Disclaimer* I have not read the entire report, so it is possible you know whats in it a lot better than I do.
I just find this interesting.
You can add 20 slip joints and that won't compensate for a foot of horizontal movement lol...You are still going to have a serious Structural issue, and even a possibility of a localized collapse failure.
Ok..I see we can agree my very brief explanation, (I actually have more detailed descriptions in this thread if I can dig them up) is an accurate representation of how the building would be demoed, as well as what we saw would be an accurate representation of a building that did get CDed.
We can also agree it would be unlikely if not impossible for a localized fire to emulate a controlled demolition.

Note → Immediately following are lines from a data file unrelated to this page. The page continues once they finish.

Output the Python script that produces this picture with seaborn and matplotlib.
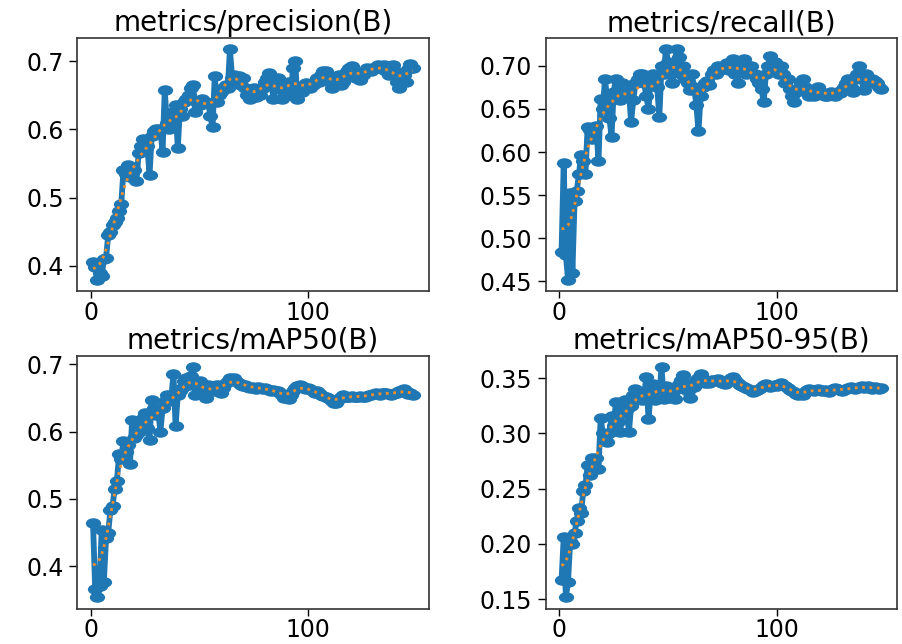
import numpy as np
import pandas as pd
import matplotlib
matplotlib.use("Agg")
import matplotlib.pyplot as plt
from matplotlib.path import Path
from matplotlib.transforms import Affine2D
import seaborn as sns

# --- data (epochs 1..148) ---
titles = ["metrics/precision(B)", "metrics/recall(B)",
          "metrics/mAP50(B)", "metrics/mAP50-95(B)"]

precision = [
    0.405, 0.398, 0.380, 0.390, 0.385, 0.410, 0.412, 0.445, 0.450, 0.460,
    0.465, 0.470, 0.480, 0.490, 0.540, 0.535, 0.548, 0.530, 0.545, 0.540,
    0.525, 0.565, 0.575, 0.586, 0.580, 0.575, 0.533, 0.590, 0.598, 0.600,
    0.595, 0.600, 0.567, 0.657, 0.610, 0.600, 0.615, 0.625, 0.635, 0.572,
    0.630, 0.620, 0.640, 0.645, 0.650, 0.660, 0.665, 0.625, 0.640, 0.635,
    0.645, 0.640, 0.640, 0.638, 0.620, 0.603, 0.678, 0.640, 0.650, 0.655,
    0.660, 0.665, 0.660, 0.717, 0.675, 0.680, 0.672, 0.678, 0.665, 0.675,
    0.660, 0.650, 0.645, 0.650, 0.660, 0.648, 0.655, 0.650, 0.660, 0.670,
    0.675, 0.683, 0.670, 0.645, 0.660, 0.675, 0.660, 0.645, 0.655, 0.660,
    0.670, 0.650, 0.690, 0.700, 0.645, 0.660, 0.655, 0.665, 0.668, 0.665,
    0.660, 0.665, 0.670, 0.675, 0.670, 0.680, 0.686, 0.685, 0.680, 0.670,
    0.660, 0.665, 0.675, 0.680, 0.665, 0.670, 0.680, 0.685, 0.690, 0.693,
    0.685, 0.675, 0.680, 0.672, 0.680, 0.685, 0.690, 0.688, 0.685, 0.690,
    0.692, 0.695, 0.690, 0.688, 0.695, 0.685, 0.680, 0.690, 0.695, 0.685,
    0.670, 0.660, 0.675, 0.680, 0.670, 0.688, 0.696, 0.690,
]

recall = [
    0.484, 0.587, 0.480, 0.452, 0.553, 0.460, 0.543, 0.555, 0.574, 0.597,
    0.590, 0.575, 0.629, 0.625, 0.615, 0.628, 0.630, 0.589, 0.662, 0.650,
    0.685, 0.660, 0.640, 0.618, 0.670, 0.685, 0.672, 0.660, 0.680, 0.675,
    0.665, 0.670, 0.635, 0.660, 0.680, 0.685, 0.690, 0.690, 0.680, 0.665,
    0.650, 0.685, 0.690, 0.680, 0.675, 0.641, 0.700, 0.690, 0.719, 0.705,
    0.690, 0.680, 0.700, 0.719, 0.710, 0.690, 0.700, 0.685, 0.680, 0.672,
    0.690, 0.675, 0.655, 0.624, 0.665, 0.675, 0.680, 0.683, 0.678, 0.690,
    0.695, 0.690, 0.700, 0.695, 0.698, 0.700, 0.703, 0.695, 0.700, 0.708,
    0.690, 0.680, 0.705, 0.700, 0.708, 0.690, 0.695, 0.700, 0.690, 0.690,
    0.685, 0.680, 0.673, 0.658, 0.690, 0.700, 0.711, 0.700, 0.705, 0.695,
    0.690, 0.700, 0.690, 0.680, 0.685, 0.673, 0.665, 0.658, 0.670, 0.673,
    0.680, 0.685, 0.675, 0.670, 0.665, 0.668, 0.665, 0.672, 0.675, 0.670,
    0.668, 0.665, 0.665, 0.668, 0.670, 0.668, 0.665, 0.670, 0.668, 0.672,
    0.675, 0.680, 0.685, 0.675, 0.670, 0.685, 0.690, 0.700, 0.685, 0.672,
    0.690, 0.685, 0.680, 0.685, 0.683, 0.680, 0.675, 0.673,
]

map50 = [
    0.464, 0.366, 0.354, 0.370, 0.454, 0.376, 0.442, 0.450, 0.483, 0.490,
    0.515, 0.527, 0.566, 0.560, 0.586, 0.570, 0.580, 0.552, 0.618, 0.590,
    0.595, 0.600, 0.612, 0.620, 0.627, 0.605, 0.588, 0.647, 0.635, 0.625,
    0.630, 0.600, 0.635, 0.645, 0.654, 0.645, 0.650, 0.686, 0.608, 0.655,
    0.660, 0.665, 0.675, 0.680, 0.670, 0.683, 0.696, 0.655, 0.672, 0.675,
    0.665, 0.660, 0.650, 0.670, 0.665, 0.660, 0.665, 0.670, 0.660, 0.658,
    0.665, 0.672, 0.675, 0.680, 0.678, 0.679, 0.675, 0.672, 0.670, 0.668,
    0.670, 0.667, 0.665, 0.667, 0.665, 0.664, 0.666, 0.665, 0.663, 0.665,
    0.664, 0.662, 0.660, 0.662, 0.661, 0.660, 0.658, 0.655, 0.650, 0.652,
    0.649, 0.655, 0.660, 0.665, 0.668, 0.669, 0.668, 0.665, 0.663, 0.665,
    0.664, 0.660, 0.658, 0.660, 0.657, 0.655, 0.653, 0.652, 0.650, 0.648,
    0.645, 0.643, 0.642, 0.648, 0.652, 0.654, 0.652, 0.651, 0.652, 0.653,
    0.652, 0.651, 0.652, 0.653, 0.652, 0.651, 0.653, 0.654, 0.655, 0.656,
    0.657, 0.656, 0.655, 0.657, 0.658, 0.657, 0.656, 0.655, 0.656, 0.657,
    0.658, 0.660, 0.662, 0.664, 0.660, 0.656, 0.657, 0.655,
]

map50_95 = [
    0.167, 0.206, 0.152, 0.166, 0.203, 0.200, 0.210, 0.221, 0.233, 0.228,
    0.248, 0.253, 0.271, 0.262, 0.278, 0.270, 0.278, 0.268, 0.314, 0.300,
    0.295, 0.292, 0.300, 0.316, 0.307, 0.328, 0.310, 0.301, 0.320, 0.330,
    0.322, 0.301, 0.325, 0.335, 0.340, 0.333, 0.337, 0.330, 0.335, 0.351,
    0.313, 0.336, 0.345, 0.330, 0.340, 0.334, 0.360, 0.331, 0.343, 0.332,
    0.338, 0.335, 0.331, 0.340, 0.345, 0.348, 0.353, 0.340, 0.338, 0.332,
    0.345, 0.342, 0.348, 0.350, 0.354, 0.348, 0.346, 0.347, 0.346, 0.348,
    0.347, 0.348, 0.349, 0.347, 0.346, 0.345, 0.347, 0.348, 0.350, 0.351,
    0.348, 0.346, 0.344, 0.343, 0.342, 0.341, 0.340, 0.339, 0.337, 0.338,
    0.339, 0.340, 0.342, 0.344, 0.345, 0.343, 0.342, 0.343, 0.344, 0.343,
    0.345, 0.346, 0.344, 0.343, 0.341, 0.339, 0.338, 0.337, 0.336, 0.335,
    0.336, 0.335, 0.337, 0.339, 0.340, 0.339, 0.338, 0.339, 0.340, 0.339,
    0.338, 0.339, 0.338, 0.337, 0.339, 0.340, 0.341, 0.340, 0.339, 0.338,
    0.339, 0.340, 0.341, 0.342, 0.341, 0.340, 0.341, 0.342, 0.343, 0.341,
    0.342, 0.343, 0.341, 0.340, 0.342, 0.341, 0.340, 0.341,
]

yticks = [
    [0.4, 0.5, 0.6, 0.7],
    [0.45, 0.50, 0.55, 0.60, 0.65, 0.70],
    [0.4, 0.5, 0.6, 0.7],
    [0.15, 0.20, 0.25, 0.30, 0.35],
]
ytick_fmt = ["{:.1f}", "{:.2f}", "{:.1f}", "{:.2f}"]
xticks = [0, 100]


def smooth(y, sigma=3.0):
    # gaussian smoothing like the training plot (reflect padding)
    y = np.asarray(y, dtype=float)
    r = int(4 * sigma + 0.5)
    k = np.exp(-0.5 * (np.arange(-r, r + 1) / sigma) ** 2)
    k /= k.sum()
    yp = np.pad(y, r, mode="symmetric")
    return np.convolve(yp, k, mode="valid")


# the reference image is stretched sideways, so the dots are wide ellipses
circ = Path.unit_circle()
wide_dot = Path(Affine2D().scale(1.45, 1.0).transform(circ.vertices), circ.codes)

series = [precision, recall, map50, map50_95]
epochs = np.arange(1, len(precision) + 1)

fig, axes = plt.subplots(2, 2, figsize=(9.03, 6.44), dpi=100)
plt.subplots_adjust(left=0.0853, right=0.9934, bottom=0.055, top=0.941,
                    wspace=0.333, hspace=0.255)

for ax, vals, title, yt, fmt in zip(axes.flat, series, titles, yticks, ytick_fmt):
    df = pd.DataFrame({"epoch": epochs, "value": vals})
    df["smooth"] = smooth(vals)
    sns.lineplot(data=df, x="epoch", y="value", ax=ax, color="#1f77b4",
                 marker=wide_dot, markersize=11, markeredgewidth=0,
                 linewidth=4.2)
    sns.lineplot(data=df, x="epoch", y="smooth", ax=ax, color="#f28e2b",
                 linestyle=":", linewidth=2)
    ax.set_title(title, fontsize=20, pad=5)
    ax.set_xlabel("")
    ax.set_ylabel("")
    ax.set_xticks(xticks)
    ax.set_yticks(yt)
    ax.set_yticklabels([fmt.format(t) for t in yt])
    ax.tick_params(labelsize=17, length=6, width=1)
    ax.tick_params(axis="x", length=5, pad=2)
    for sp in ax.spines.values():
        sp.set_linewidth(1.2)
        sp.set_color("#333333")

fig.savefig("out.png", dpi=100)
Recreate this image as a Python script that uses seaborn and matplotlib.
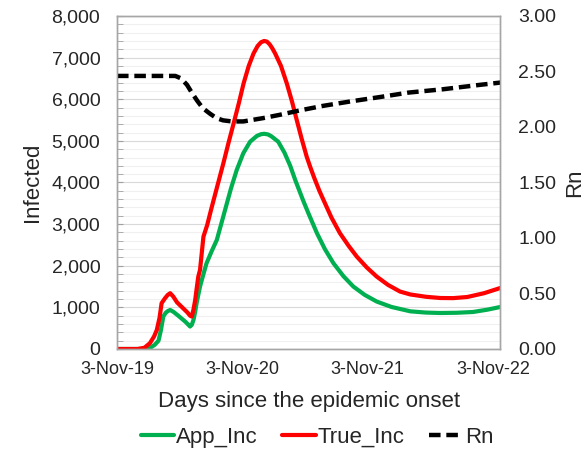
import numpy as np
import pandas as pd
import seaborn as sns
import matplotlib
matplotlib.use("Agg")
import matplotlib.pyplot as plt
from matplotlib.ticker import MultipleLocator, StrMethodFormatter

##----------- Data ------------------------------------##
# days since 3-Nov-19
true_days = [0, 60, 80, 96, 108, 116, 124, 130, 140, 148, 155, 164, 175, 190, 205, 213, 218,
             223, 228, 233, 237, 242, 247, 252, 263, 274, 292, 310, 325, 340, 355, 369, 384,
             398, 410, 420, 429, 437, 445, 453, 461, 478, 495, 510, 524, 538, 553, 563, 575,
             590, 602, 625, 650, 675, 699, 728, 757, 790, 825, 855, 900, 942, 980, 1021, 1070, 1117]
true_inc = [0, 0, 30, 140, 300, 456, 750, 1100, 1220, 1300, 1340, 1260, 1120, 1000, 880, 800, 780,
            950, 1180, 1500, 1740, 1900, 2300, 2700, 2980, 3339, 3900, 4460, 4950, 5420, 5900, 6380, 6800,
            7100, 7280, 7370, 7400, 7385, 7320, 7220, 7100, 6800, 6380, 5950, 5500, 5060, 4620, 4380, 4110,
            3800, 3579, 3160, 2780, 2480, 2220, 1960, 1740, 1540, 1380, 1310, 1255, 1225, 1222, 1249, 1340, 1465]

app_days = [0, 75, 95, 110, 121, 128, 135, 142, 148, 155, 165, 180, 200, 213, 218, 223, 228, 232,
            237, 242, 252, 261, 276, 291, 303, 315, 332, 349, 368, 388, 408, 420, 429, 440, 450,
            470, 488, 505, 520, 543, 558, 583, 606, 631, 660, 689, 722, 757, 800, 855, 900, 942,
            990, 1038, 1080, 1117]
app_inc = [0, 0, 20, 100, 200, 450, 780, 870, 910, 937, 890, 790, 650, 540, 580, 700, 900, 1100,
           1300, 1500, 1800, 2060, 2350, 2620, 2980, 3339, 3850, 4300, 4700, 4980, 5120, 5160, 5170, 5155, 5110,
           4980, 4720, 4400, 4050, 3560, 3260, 2780, 2400, 2060, 1750, 1500, 1300, 1140, 1010, 905, 875, 865,
           870, 889, 945, 1009]

rn_days = [0, 170, 185, 195, 204, 218, 233, 250, 271, 290, 309, 335, 368, 426, 475, 534, 600,
           680, 767, 850, 950, 1059, 1117]
rn = [2.46, 2.46, 2.44, 2.41, 2.38, 2.31, 2.24, 2.17, 2.12, 2.08, 2.06, 2.05, 2.05, 2.08, 2.11, 2.15, 2.19,
      2.23, 2.27, 2.31, 2.34, 2.38, 2.40]

xtick_days = [0, 366, 731, 1096]
xtick_labels = ["3-Nov-19", "3-Nov-20", "3-Nov-21", "3-Nov-22"]

##----------- Plot --------------##
sns.set_style("white")
plt.rcParams['font.family'] = ['Liberation Sans', 'DejaVu Sans']

fig = plt.figure(figsize=(5.85, 4.53), dpi=100)
ax = fig.add_axes([0.2, 0.2296, 0.655, 0.7351])
ax2 = ax.twinx()

df_app = pd.DataFrame({'day': app_days, 'val': app_inc})
df_true = pd.DataFrame({'day': true_days, 'val': true_inc})
df_rn = pd.DataFrame({'day': rn_days, 'val': rn})

sns.lineplot(x='day', y='val', data=df_app, ax=ax, color='#00B050', linewidth=3, label='App_Inc', legend=False)
sns.lineplot(x='day', y='val', data=df_true, ax=ax, color='#FF0000', linewidth=3, label='True_Inc', legend=False)
sns.lineplot(x='day', y='val', data=df_rn, ax=ax2, color='black', linewidth=3.2, label='Rn', legend=False,
             linestyle=(0, (2.6, 1.3)))

ax.set_xlim(0, 1117)
ax.set_ylim(0, 8000)
ax2.set_ylim(0, 3)
ax.set_xticks(xtick_days)
ax.set_xticklabels(xtick_labels)
ax.yaxis.set_major_locator(MultipleLocator(1000))
ax.yaxis.set_minor_locator(MultipleLocator(200))
ax.yaxis.set_major_formatter(StrMethodFormatter('{x:,.0f}'))
ax2.yaxis.set_major_locator(MultipleLocator(0.5))
ax2.yaxis.set_major_formatter(StrMethodFormatter('{x:.2f}'))

ax.grid(which='major', axis='y', color='#D9D9D9', linewidth=0.8)
ax.grid(which='minor', axis='y', color='#F0F0F0', linewidth=0.8)
ax.grid(which='major', axis='x', visible=False)
ax.set_axisbelow(True)

ax.tick_params(axis='y', which='both', direction='in', length=4, color='#A0A0A0',
               labelsize=14, pad=12, left=True)
ax.tick_params(axis='x', length=0, labelsize=13, pad=9)
ax2.tick_params(axis='y', length=0, labelsize=14, pad=13)

for a in (ax, ax2):
    for s in a.spines.values():
        s.set_color('#A6A6A6')
        s.set_linewidth(1.0)

ax.set_xlabel('Days since the epidemic onset', fontsize=16, labelpad=9)
ax.set_ylabel('Infected', fontsize=16, labelpad=6)
ax2.set_ylabel('Rn', fontsize=16, labelpad=6)

h1, l1 = ax.get_legend_handles_labels()
h2, l2 = ax2.get_legend_handles_labels()
fig.legend(h1 + h2, l1 + l2, loc='center', bbox_to_anchor=(0.542, 0.035), ncol=3,
           frameon=False, fontsize=16, handlelength=1.5, handletextpad=0.1, columnspacing=1.1)

plt.savefig('out.png', dpi=100)
plt.close()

So we can step from there for a moment....Let's move the discussion, could a localized fire, in the manor according to NIST have emulated a controlled demolition.
Let's look at the beam moving horizontally they say moved (almost 6 inches) at the floor proposed. We can determine it was not multiple, as multiples would have shown an Exoskeleton reaction.
Actually, let's move to this first. On the NIST model they showed the floors collapsing having a detrimental effect upon the overall Vertical and compression stability of the building. This alone is Incorrect, let's say we had floors collapse, the core would become vertically stronger with each missing floor.
Now...If we kept dumping floors (say 85 percent or more) then yes, the core could collapse in a multitude of directs (not into its own foot print) as it would have lost too much of it's sheer protection of the Exoskeleton. However, this would have obviously looked entirely different than what we saw. Nor do I predict an entire building collapse... Also, remember, the lower 20 of the core, since it was boxed supported could have stood without the Exoskeleton (it would obviously had to have ditched the floors)
I am trying to stay with only one or two subjects per post, since the subject matter is so big.
As for your question at the end...If you pushed ALL core columns one floor horizontally past the 20th floor, collapse, no argument. Even at the base, 95 percent collapse. Though this would not be possible with the NIST model.